New perspectives on categorical Torelli theorems for del Pezzo threefolds

Abstract

Let Yd be a del Pezzo threefold of Picard rank one and degree d≥ 2. In this paper, we apply two different viewpoints to study Yd via a particular admissible subcategory of its bounded derived category, called the Kuznetsov component: (i) Brill-Noether reconstruction. We show that Yd can be uniquely recovered as a Brill-Noether locus of Bridgeland stable objects in its Kuznetsov component. (ii) Exact equivalences. We prove that, up to composing with an explicit auto-equivalence, any Fourier-Mukai type equivalence of Kuznetsov components of two del Pezzo threefolds of degree 2≤ d≤ 4 can be lifted to an equivalence of their bounded derived categories.

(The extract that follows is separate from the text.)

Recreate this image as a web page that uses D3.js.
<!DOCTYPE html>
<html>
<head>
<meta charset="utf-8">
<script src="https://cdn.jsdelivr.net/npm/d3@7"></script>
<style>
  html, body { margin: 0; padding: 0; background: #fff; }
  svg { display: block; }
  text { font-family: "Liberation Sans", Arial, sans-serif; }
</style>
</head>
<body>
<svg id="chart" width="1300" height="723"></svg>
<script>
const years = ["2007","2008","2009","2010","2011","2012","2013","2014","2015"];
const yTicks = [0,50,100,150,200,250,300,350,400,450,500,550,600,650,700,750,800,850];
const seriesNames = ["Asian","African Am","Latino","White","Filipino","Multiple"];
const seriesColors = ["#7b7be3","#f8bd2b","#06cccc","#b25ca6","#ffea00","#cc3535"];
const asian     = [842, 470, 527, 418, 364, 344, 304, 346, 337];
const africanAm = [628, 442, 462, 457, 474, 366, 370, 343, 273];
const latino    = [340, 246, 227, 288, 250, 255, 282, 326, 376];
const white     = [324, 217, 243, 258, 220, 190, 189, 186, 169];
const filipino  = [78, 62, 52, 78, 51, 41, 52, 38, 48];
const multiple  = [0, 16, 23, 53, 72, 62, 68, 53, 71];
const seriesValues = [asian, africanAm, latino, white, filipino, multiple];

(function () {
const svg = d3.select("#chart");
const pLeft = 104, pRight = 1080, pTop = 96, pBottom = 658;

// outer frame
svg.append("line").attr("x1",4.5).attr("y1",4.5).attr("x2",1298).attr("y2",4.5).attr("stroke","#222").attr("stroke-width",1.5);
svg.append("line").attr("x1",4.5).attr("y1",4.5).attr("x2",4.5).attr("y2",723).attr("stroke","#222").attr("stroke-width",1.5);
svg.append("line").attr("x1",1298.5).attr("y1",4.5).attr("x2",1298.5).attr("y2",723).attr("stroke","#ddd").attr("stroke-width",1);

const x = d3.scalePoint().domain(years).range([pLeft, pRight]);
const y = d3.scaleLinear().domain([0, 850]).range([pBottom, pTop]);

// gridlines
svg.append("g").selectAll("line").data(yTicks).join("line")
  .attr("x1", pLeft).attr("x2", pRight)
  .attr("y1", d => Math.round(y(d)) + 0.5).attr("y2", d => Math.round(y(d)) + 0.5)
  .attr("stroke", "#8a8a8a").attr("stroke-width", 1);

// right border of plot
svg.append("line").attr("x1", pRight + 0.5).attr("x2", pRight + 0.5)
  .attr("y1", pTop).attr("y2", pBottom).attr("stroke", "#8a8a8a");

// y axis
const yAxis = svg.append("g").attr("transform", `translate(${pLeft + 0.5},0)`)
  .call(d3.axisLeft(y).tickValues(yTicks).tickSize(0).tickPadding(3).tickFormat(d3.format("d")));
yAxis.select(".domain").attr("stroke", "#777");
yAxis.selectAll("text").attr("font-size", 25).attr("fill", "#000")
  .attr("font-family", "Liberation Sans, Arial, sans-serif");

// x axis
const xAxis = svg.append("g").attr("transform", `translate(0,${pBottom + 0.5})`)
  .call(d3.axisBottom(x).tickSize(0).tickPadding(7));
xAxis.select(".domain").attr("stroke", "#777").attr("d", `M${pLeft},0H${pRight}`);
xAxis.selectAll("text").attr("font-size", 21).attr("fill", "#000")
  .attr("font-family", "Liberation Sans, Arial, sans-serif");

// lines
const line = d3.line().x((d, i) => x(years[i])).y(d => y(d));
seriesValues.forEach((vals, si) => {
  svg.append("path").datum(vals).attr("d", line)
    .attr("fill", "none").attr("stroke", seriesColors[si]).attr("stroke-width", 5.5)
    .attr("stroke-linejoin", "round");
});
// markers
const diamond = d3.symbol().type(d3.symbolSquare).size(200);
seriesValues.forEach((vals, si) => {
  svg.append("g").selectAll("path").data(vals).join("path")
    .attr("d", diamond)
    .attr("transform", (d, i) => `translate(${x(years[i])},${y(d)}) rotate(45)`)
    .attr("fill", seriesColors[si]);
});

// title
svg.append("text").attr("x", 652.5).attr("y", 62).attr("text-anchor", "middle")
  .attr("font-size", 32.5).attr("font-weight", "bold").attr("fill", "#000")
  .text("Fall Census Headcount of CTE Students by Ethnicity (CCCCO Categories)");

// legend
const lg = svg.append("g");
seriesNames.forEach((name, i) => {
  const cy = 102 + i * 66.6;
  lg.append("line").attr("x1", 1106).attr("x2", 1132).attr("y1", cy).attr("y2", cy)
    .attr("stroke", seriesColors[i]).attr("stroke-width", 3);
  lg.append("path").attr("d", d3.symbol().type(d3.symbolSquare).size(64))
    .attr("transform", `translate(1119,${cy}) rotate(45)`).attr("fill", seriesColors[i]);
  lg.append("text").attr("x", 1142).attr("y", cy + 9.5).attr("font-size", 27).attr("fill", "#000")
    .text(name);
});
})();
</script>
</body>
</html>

As a result, we obtain a complete description of the group of Fourier-Mukai type auto-equivalences of the Kuznetsov component of Yd. We also describe the group of Fourier-Mukai type auto-equivalences of Kuznetsov components of index one prime Fano threefolds X2g-2 of genus g=6 and 8. As an application, first we identify the group of automorphisms of X14 and its associated Y3. Then we give a new disproof of Kuznetsov's Fano threefold conjecture by assuming Gushel-Mukai threefolds are general. In an appendix, we classify instanton sheaves on quartic double solids, generalizing a result of Druel.